Damascus: Silk and Cotton Manufacturers

Date: c. 1807

Spanish traveler Domingo Francisco Jorge Badía y Leblich (d. 1818), better known by his pseudonym Ali Bey al Abbasi, notes the abundance of warehouses in Damascus, containinf immense stores of cotton and silk textiles. These warehouses contained many fine cloths from India and Persia, but the largest amount of fabrics were manufactured locally. There are several streets of warehouses filled with textiles from one end to the other. Ali Bey estimates that there were more than 4,000 manufacturers of silk and cotton goods in Damascus.

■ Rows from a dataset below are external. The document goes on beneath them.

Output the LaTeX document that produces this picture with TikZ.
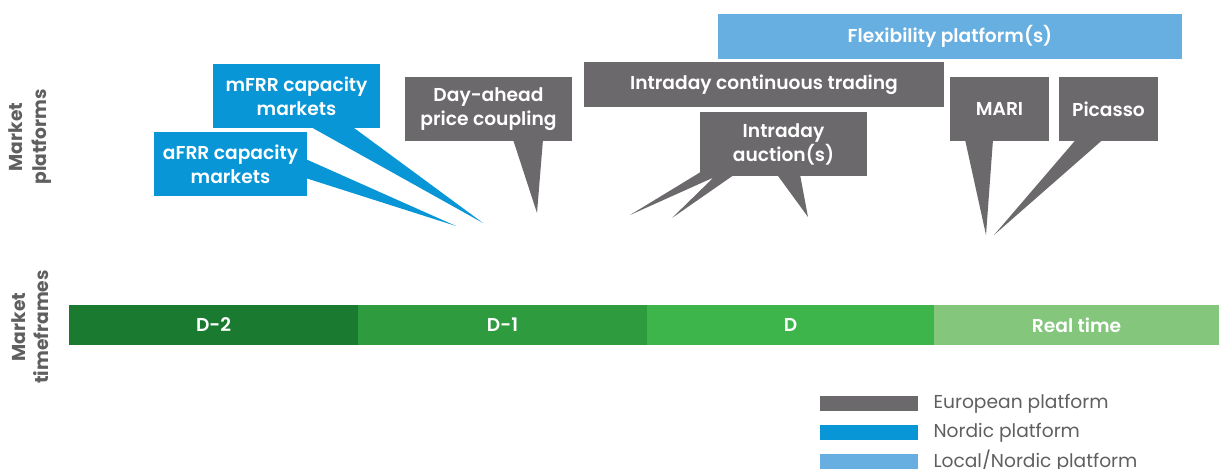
\documentclass[tikz,border=0pt]{standalone}
\usepackage{fontspec}
\setmainfont{Poppins}[BoldFont={Poppins SemiBold}]
\newfontfamily\sidefont{Poppins Bold}
\usetikzlibrary{calc}

\definecolor{eugrey}{RGB}{108,105,108}
\definecolor{nordicblue}{RGB}{8,150,214}
\definecolor{localblue}{RGB}{102,175,224}
\definecolor{labelgrey}{RGB}{95,95,95}
\definecolor{dtwo}{RGB}{25,122,48}
\definecolor{done}{RGB}{46,155,62}
\definecolor{dzero}{RGB}{62,181,75}
\definecolor{realtime}{RGB}{132,199,124}

\tikzset{every picture/.style={line width=0.75pt}}
\tikzset{
  platbox/.style={fill=#1, text=white, font=\bfseries\fontsize{14}{18}\selectfont, align=center, inner sep=0pt},
  smallbox/.style={minimum width=125.25pt, minimum height=48pt},
  timebox/.style={fill=#1, text=white, font=\bfseries\fontsize{14}{16}\selectfont, inner sep=0pt, minimum height=30pt},
  sidelabel/.style={text=labelgrey, font=\sidefont\fontsize{14}{17.5}\selectfont, align=center, rotate=90, inner sep=0pt},
  keybox/.style={fill=#1, inner sep=0pt, minimum width=73.5pt, minimum height=11.25pt},
  keytext/.style={text=labelgrey, font=\fontsize{14}{16}\selectfont, anchor=west, inner sep=0pt}
}

\begin{document}
\begin{tikzpicture}[x=0.75pt,y=0.75pt,yscale=-1,xscale=1]
    \useasboundingbox (0,0) rectangle (1219,468);

    % Side labels
    \node[sidelabel] (lblplat) at (30,137) {Market\\platforms};
    \node[sidelabel] (lbltime) at (30,327) {Market\\timeframes};

    % Tips of the callouts
    \coordinate (tipafrr) at (456,226);
    \coordinate (tipmfrr) at (483,223);
    \coordinate (tipda) at (537,213);
    \coordinate (tipidaa) at (630,215);
    \coordinate (tipidab) at (672,218);
    \coordinate (tipidac) at (808,217);
    \coordinate (tipmari) at (986,235);
    \coordinate (tippic) at (994,235);

    % Platform boxes
    \node[platbox=localblue, minimum width=348pt, minimum height=33.75pt] (flex) at (950,36.5) {Flexibility platform(s)};
    \node[platbox=eugrey, minimum width=270pt, minimum height=33.75pt] (idc) at (764,84.5) {Intraday continuous trading};
    \node[platbox=eugrey, minimum width=74.25pt, minimum height=48pt] (mari) at (999.5,109) {MARI};
    \node[platbox=eugrey, minimum width=74.25pt, minimum height=48pt] (picasso) at (1108.5,109) {Picasso};
    \node[platbox=eugrey, smallbox] (ida) at (783.5,144) {Intraday\\auction(s)};
    \node[platbox=eugrey, smallbox] (dayahead) at (488.5,109) {Day-ahead\\price coupling};
    \node[platbox=nordicblue, smallbox] (mfrr) at (296.5,96) {mFRR capacity\\markets};
    \node[platbox=nordicblue, smallbox, minimum width=114.75pt] (afrr) at (230.5,164) {aFRR capacity\\markets};

    % Callout tails
    \fill[nordicblue] ($(afrr.east)+(-2,-5)$) -- (tipafrr) -- ($(afrr.east)+(-2,14)$) -- cycle;
    \fill[nordicblue] ($(mfrr.south)+(13.5,-2)$) -- (tipmfrr) -- ($(mfrr.south)+(55.5,-2)$) -- cycle;
    \fill[eugrey] ($(dayahead.south)+(24.5,-2)$) -- (tipda) -- ($(dayahead.south)+(54.5,-2)$) -- cycle;
    \fill[eugrey] ($(ida.south west)+(2,-5)$) -- (tipidaa) -- ($(ida.south west)+(14,1)$) -- (tipidab) -- ($(ida.south west)+(35,-2)$) -- ($(ida.south west)+(2,-2)$) -- cycle;
    \fill[eugrey] ($(ida.south)+(-6.5,-2)$) -- (tipidac) -- ($(ida.south)+(16.5,-2)$) -- cycle;
    \fill[eugrey] ($(mari.south)+(-34.5,-2)$) -- (tipmari) -- ($(mari.south)+(-6.5,-2)$) -- cycle;
    \fill[eugrey] ($(picasso.south)+(-32.5,-2)$) -- (tippic) -- ($(picasso.south)+(-5.5,-2)$) -- cycle;

    % Timeframe bar
    \node[timebox=dtwo, minimum width=216.75pt] (dminustwo) at (213.5,325) {D-2};
    \node[timebox=done, minimum width=216.75pt] (dminusone) at (502.5,325) {D-1};
    \node[timebox=dzero, minimum width=215.25pt] (dday) at (790.5,325) {D};
    \node[timebox=realtime, minimum width=213.75pt] (rt) at (1076.5,325) {Real time};

    % Legend
    \node[keybox=eugrey] (keyeu) at (869,403.5) {};
    \node[keybox=nordicblue] (keynordic) at (869,432.5) {};
    \node[keybox=localblue] (keylocal) at (869,461) {};
    \node[keytext] (txteu) at (933,404) {European platform};
    \node[keytext] (txtnordic) at (933,433) {Nordic platform};
    \node[keytext] (txtlocal) at (933,461) {Local/Nordic platform};

\end{tikzpicture}
\end{document}
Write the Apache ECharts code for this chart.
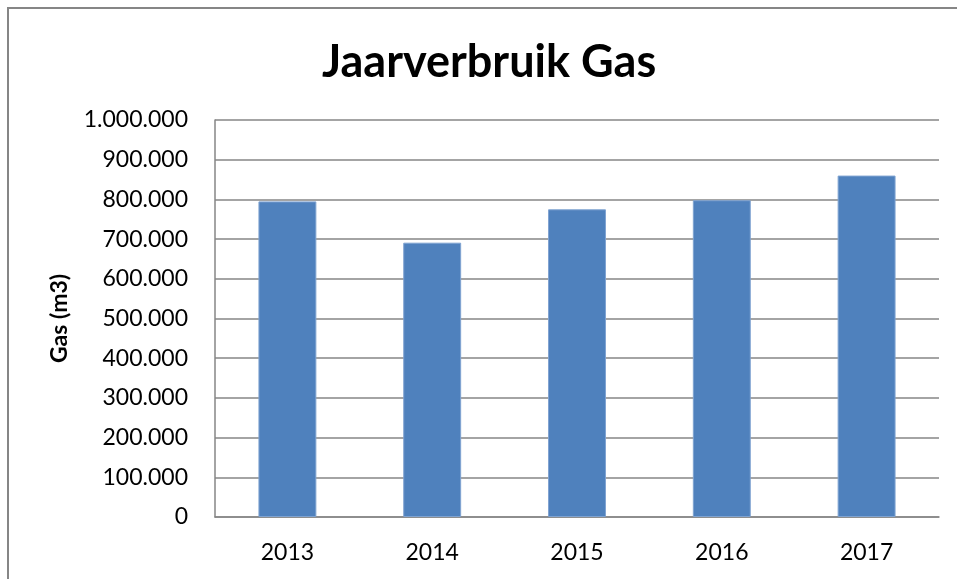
<!DOCTYPE html>
<html>
<head>
<meta charset="utf-8">
<script src="https://cdn.jsdelivr.net/npm/echarts@6/dist/echarts.min.js"></script>
<style>
  html, body { margin: 0; padding: 0; background: #fff; }
  #chart { width: 957px; height: 579px; }
</style>
</head>
<body>
<div id="chart"></div>
<script>
const years = ['2013', '2014', '2015', '2016', '2017'];
const gasUsage = [795000, 691000, 775000, 798000, 860000];
const yTicks = { min: 0, max: 1000000, interval: 100000 };

// Dutch style thousands separator: 1.000.000
const fmtNL = v => String(v).replace(/\B(?=(\d{3})+(?!\d))/g, '.');

const chart = echarts.init(document.getElementById('chart'));

chart.setOption({
  backgroundColor: '#fff',
  animation: false,
  textStyle: { fontFamily: 'Lato, Calibri, sans-serif' },
  title: {
    text: 'Jaarverbruik Gas',
    left: 317,
    top: 35,
    textStyle: { fontSize: 45, fontWeight: 'bold', color: '#000', fontFamily: 'Lato' }
  },
  graphic: [{
    type: 'rect',
    shape: { x: 8, y: 8, width: 1200, height: 1200 },
    style: { fill: 'none', stroke: '#868686', lineWidth: 2 },
    silent: true
  }],
  grid: { left: 215, right: 18, top: 120, bottom: 62 },
  xAxis: {
    type: 'category',
    data: years,
    axisLine: { show: true, lineStyle: { color: '#868686', width: 1.5 } },
    axisTick: { show: false },
    axisLabel: { color: '#000', fontSize: 23, margin: 24 }
  },
  yAxis: {
    type: 'value',
    min: yTicks.min,
    max: yTicks.max,
    interval: yTicks.interval,
    name: 'Gas (m3)',
    nameLocation: 'middle',
    nameGap: 144,
    nameTextStyle: { fontSize: 23, fontWeight: 'bold', color: '#000' },
    axisLine: { show: true, lineStyle: { color: '#868686', width: 1.5 } },
    axisTick: { show: false },
    splitLine: { lineStyle: { color: '#868686', width: 1.5 } },
    axisLabel: { color: '#000', fontSize: 23, margin: 27, formatter: fmtNL }
  },
  series: [{
    type: 'bar',
    data: gasUsage,
    barWidth: '40%',
    itemStyle: { color: '#4F81BD', borderColor: '#7FA3D1', borderWidth: 1 }
  }]
});
</script>
</body>
</html>
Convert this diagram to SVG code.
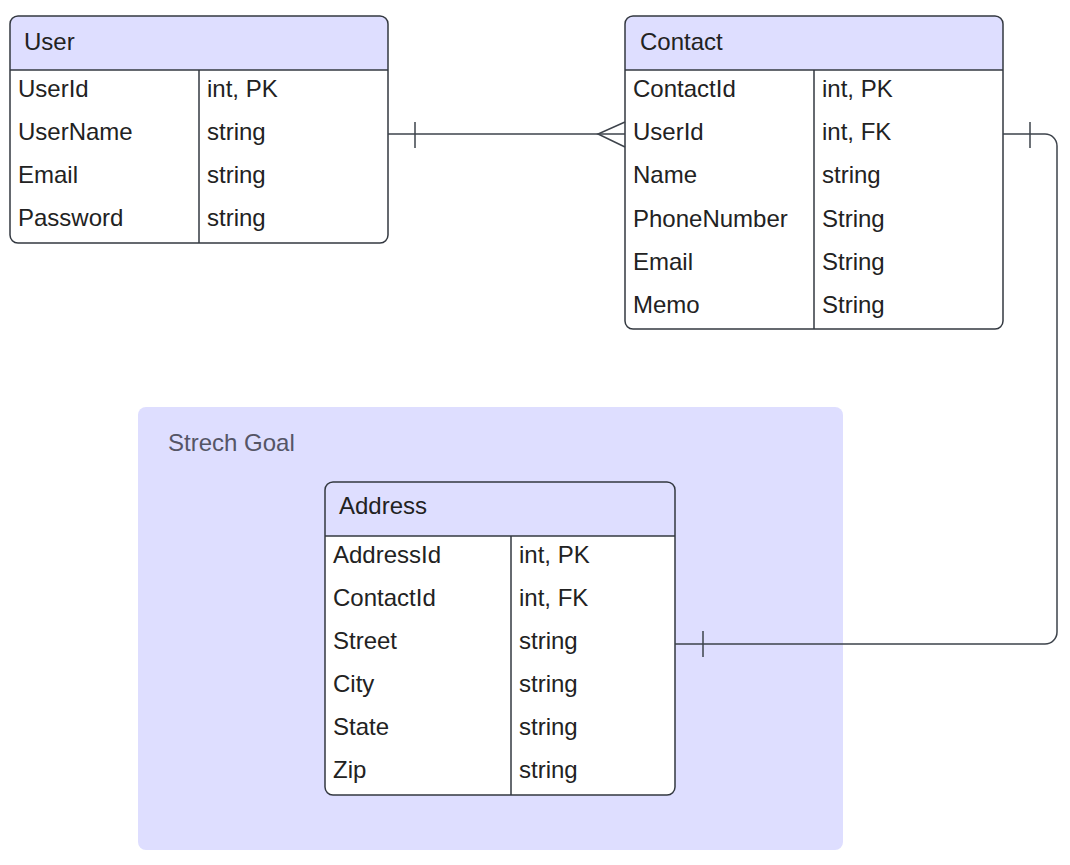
<svg xmlns="http://www.w3.org/2000/svg" width="1070" height="865" viewBox="0 0 1070 865">
<style>
.hdr{fill:#dedeff;}
.box{fill:none;stroke:#333840;stroke-width:1.5;}
.body{fill:#ffffff;}
.ln{stroke:#333840;stroke-width:1.5;fill:none;}
.t{font-family:"Liberation Sans",Arial,sans-serif;font-size:24px;fill:#222222;}
.g{font-family:"Liberation Sans",Arial,sans-serif;font-size:24px;fill:#555566;}
.con{stroke:#3d434b;stroke-width:1.5;fill:none;}
</style>
<rect width="1070" height="865" fill="#ffffff"/>
<g id="group-stretch">
<rect x="138" y="407" width="705" height="443" rx="8" fill="#dedeff"/>
<text class="g" x="168" y="451">Strech Goal</text>
</g>
<g id="node-user">
<path class="hdr" d="M10,70 V24 a8,8 0 0 1 8,-8 H380 a8,8 0 0 1 8,8 V70 Z"/>
<path class="body" d="M10,70 H388 V235 a8,8 0 0 1 -8,8 H18 a8,8 0 0 1 -8,-8 Z"/>
<rect class="box" x="10" y="16" width="378" height="227" rx="8"/>
<line class="ln" x1="10" y1="70" x2="388" y2="70"/>
<line class="ln" x1="199" y1="70" x2="199" y2="243"/>
<text class="t" x="24" y="50">User</text>
<text class="t" x="18" y="97">UserId</text><text class="t" x="207" y="97">int, PK</text>
<text class="t" x="18" y="140">UserName</text><text class="t" x="207" y="140">string</text>
<text class="t" x="18" y="183">Email</text><text class="t" x="207" y="183">string</text>
<text class="t" x="18" y="226">Password</text><text class="t" x="207" y="226">string</text>
</g>
<g id="node-contact">
<path class="hdr" d="M625,70 V24 a8,8 0 0 1 8,-8 H995 a8,8 0 0 1 8,8 V70 Z"/>
<path class="body" d="M625,70 H1003 V321 a8,8 0 0 1 -8,8 H633 a8,8 0 0 1 -8,-8 Z"/>
<rect class="box" x="625" y="16" width="378" height="313" rx="8"/>
<line class="ln" x1="625" y1="70" x2="1003" y2="70"/>
<line class="ln" x1="814" y1="70" x2="814" y2="329"/>
<text class="t" x="640" y="50">Contact</text>
<text class="t" x="633" y="97">ContactId</text><text class="t" x="822" y="97">int, PK</text>
<text class="t" x="633" y="140">UserId</text><text class="t" x="822" y="140">int, FK</text>
<text class="t" x="633" y="183">Name</text><text class="t" x="822" y="183">string</text>
<text class="t" x="633" y="227">PhoneNumber</text><text class="t" x="822" y="227">String</text>
<text class="t" x="633" y="270">Email</text><text class="t" x="822" y="270">String</text>
<text class="t" x="633" y="313">Memo</text><text class="t" x="822" y="313">String</text>
</g>
<g id="node-address">
<path class="hdr" d="M325,536 V490 a8,8 0 0 1 8,-8 H667 a8,8 0 0 1 8,8 V536 Z"/>
<path class="body" d="M325,536 H675 V787 a8,8 0 0 1 -8,8 H333 a8,8 0 0 1 -8,-8 Z"/>
<rect class="box" x="325" y="482" width="350" height="313" rx="8"/>
<line class="ln" x1="325" y1="536" x2="675" y2="536"/>
<line class="ln" x1="511" y1="536" x2="511" y2="795"/>
<text class="t" x="339" y="514">Address</text>
<text class="t" x="333" y="563">AddressId</text><text class="t" x="519" y="563">int, PK</text>
<text class="t" x="333" y="606">ContactId</text><text class="t" x="519" y="606">int, FK</text>
<text class="t" x="333" y="649">Street</text><text class="t" x="519" y="649">string</text>
<text class="t" x="333" y="692">City</text><text class="t" x="519" y="692">string</text>
<text class="t" x="333" y="735">State</text><text class="t" x="519" y="735">string</text>
<text class="t" x="333" y="778">Zip</text><text class="t" x="519" y="778">string</text>
</g>
<g id="connectors">
<path class="con" d="M388,134 H625"/>
<path class="con" d="M415,122 V148"/>
<path class="con" d="M625,122 L598,134 L625,147"/>
<path class="con" d="M1003,134 H1045 a12,12 0 0 1 12,12 V632 a12,12 0 0 1 -12,12 H675"/>
<path class="con" d="M1030,122 V148"/>
<path class="con" d="M703,631 V657"/>
</g>
</svg>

The primacy of silk manufacturing is linked to the high demand from Turkey, Arabia, Egypt, and Africa. Some of the silk manufactured in Damascus was harvested from neighboring areas, and was of excellent quality. Cotton was imported as none was cultivated around Damascus. See also: Silk Weaver; Cotton Weaver; Dyer and Printer of Textiles.

Citation: al-Abbasi, Ali Bey. Travels of Ali Bey in Morocco, Tripoli, Cyprus, Egypt, Arabia, Syria, and Turkey. Between the Year 1803 and 1807 (Philadelphia: Printed for John Conrad, at the Shakespeare building, by James Maxwell, 1816. After London: Longman, Hurst, Rees, Orme and Brown, 1816), II, p. 306.